Additional Features of Mac OS X


The Mac OS X developers included features from BSD, System V, Sun Microsystems' Solaris, and Linux, as well as new features, in their operating system. Although most of the tools found on UNIX exist for Mac OS X, in some cases these tools have been replaced by more modern counterparts. This section describes many of the popular tools and features available under OS X.

GUIs: Graphical User Interfaces

Aqua

Mac OS X comes with two graphical interfaces that can be used simultaneously. Macintosh users are familiar with Aqua, the standard Mac OS X graphical interface. Aqua is based on a rendering technology called Quartz and has a standard look and feel for applications.

X11

Mac OS X also supports the X Window System (also called X or X11).

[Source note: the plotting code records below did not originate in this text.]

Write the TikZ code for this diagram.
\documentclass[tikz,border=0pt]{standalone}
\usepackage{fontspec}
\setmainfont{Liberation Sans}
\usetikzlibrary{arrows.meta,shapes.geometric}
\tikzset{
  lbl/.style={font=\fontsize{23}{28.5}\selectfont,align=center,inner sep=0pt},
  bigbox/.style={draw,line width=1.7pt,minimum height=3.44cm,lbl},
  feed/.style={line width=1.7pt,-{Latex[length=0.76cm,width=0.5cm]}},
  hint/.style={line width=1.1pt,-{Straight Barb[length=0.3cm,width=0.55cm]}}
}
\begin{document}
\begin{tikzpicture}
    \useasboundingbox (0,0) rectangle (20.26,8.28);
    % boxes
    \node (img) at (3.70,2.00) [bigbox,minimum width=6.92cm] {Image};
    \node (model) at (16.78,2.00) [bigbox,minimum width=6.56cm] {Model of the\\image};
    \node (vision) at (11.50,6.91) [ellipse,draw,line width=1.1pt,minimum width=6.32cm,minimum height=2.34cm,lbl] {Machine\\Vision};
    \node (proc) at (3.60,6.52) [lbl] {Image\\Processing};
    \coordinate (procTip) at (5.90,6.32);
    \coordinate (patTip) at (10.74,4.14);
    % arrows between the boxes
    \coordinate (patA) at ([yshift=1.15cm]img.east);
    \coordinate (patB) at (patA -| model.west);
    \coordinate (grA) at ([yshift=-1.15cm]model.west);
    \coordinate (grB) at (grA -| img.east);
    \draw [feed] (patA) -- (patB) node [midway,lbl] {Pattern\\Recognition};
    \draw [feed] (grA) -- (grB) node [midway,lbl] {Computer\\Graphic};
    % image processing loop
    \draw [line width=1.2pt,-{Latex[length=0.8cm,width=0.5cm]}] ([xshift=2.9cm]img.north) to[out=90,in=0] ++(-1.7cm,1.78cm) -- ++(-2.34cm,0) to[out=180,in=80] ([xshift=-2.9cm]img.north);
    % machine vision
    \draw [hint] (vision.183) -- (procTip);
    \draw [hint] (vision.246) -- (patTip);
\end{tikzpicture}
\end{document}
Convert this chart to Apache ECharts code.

The X in X Window System has nothing to do with the X in Mac OS X. X11 was developed in part by researchers at MIT (Massachusetts Institute of Technology) and provides the foundation for the GUIs available with many UNIX systems. Because X11 is widely used on other systems, support for X11 applications under Mac OS X allows users greater flexibility and access to a large pool of applications developed for UNIX (and Linux) systems. Given a terminal or workstation screen that supports X11, a user can interact with the computer through multiple windows on the screen, display graphical information, or use special-purpose applications to draw pictures, monitor processes, or preview formatted output. X11 is an across-the-network protocol that allows a user to open a window on a workstation or computer system that is remote from the CPU generating the window.

Desktop manager

Usually two layers run under X11: a desktop manager and a window manager. A desktop manager is a picture-oriented user interface that enables you to interact with system programs by manipulating icons instead of typing the corresponding commands to a shell. Under Mac OS X, the Finder provides the desktop while Aqua launches applications and handles system menus, so there is no need for a desktop manager.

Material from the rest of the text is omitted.